Juxtaposition: The Irony of Parenting, Vocation and Musical Theatre

This winter Emma was cast in her first on stage roll after working tech for two years. She's a senior, and it's sort of a culminating experience for her - four years of show choir, a couple years of track and cross country, and she's found her people with the thespians. This is high school life 101.

Her role? Ah, yes that's funny. We will get there.

The show is Working, based on a book by Studs Terkel. It is a series of really compelling vignettes about the identity (or mis-identity) of our work.  I am not sure that these kids could be fully aware of the tensions they were portraying, of the nerves they were touching.

Emma was cast as Roberta Victor, a prostitute who turned her first trick with a politician at age 15. She's hard, proud, defensive, feisty, vulnerable.

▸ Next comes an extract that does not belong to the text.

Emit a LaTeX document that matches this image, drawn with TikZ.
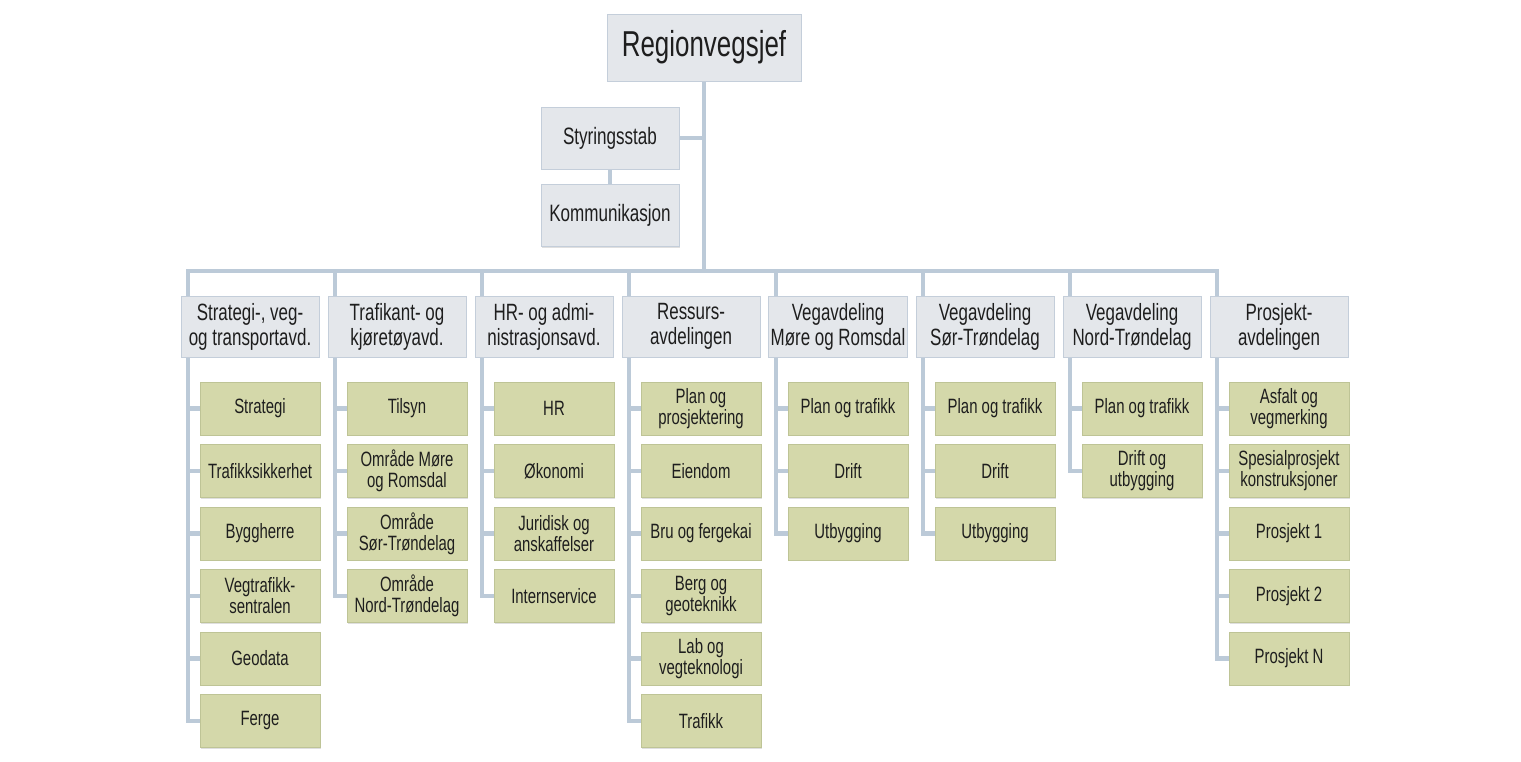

Ok, it's strange to see your own daughter cast as a prostitute. Done up in barely any clothes and stiletto high boots with red laces.  

But the irony?

The role of prostitute is carefully juxtaposed against...   (Wait for it...)

...a fundraiser.

Ha!

"Where else can you make $500 in just 20 minutes.

I fundraise for a religious organization - a seminary. I consider the work of connecting lives, encouraging generosity, learning about people's passion while securing dollars to do good work to be my MINISTRY.

And the irony doesn't quite stop there.

Our high school is deeply connected to our church, where I served as a pastoral intern and local pastor for a while. Emma is surrounded in this show by her youth group. It is a setting in which she is nearly a PK (preacher's kid).

Life is funny and messy and complicated and sometimes just a little sad and frightening. We share so much with people we cannot imagine being. If we can remember that, I think we have a shot at being more gentle, more compassionate, more real with those around us. 

I am breathless tonight. And I think still processing the cool way God shows us things, makes us real...breaks our hearts.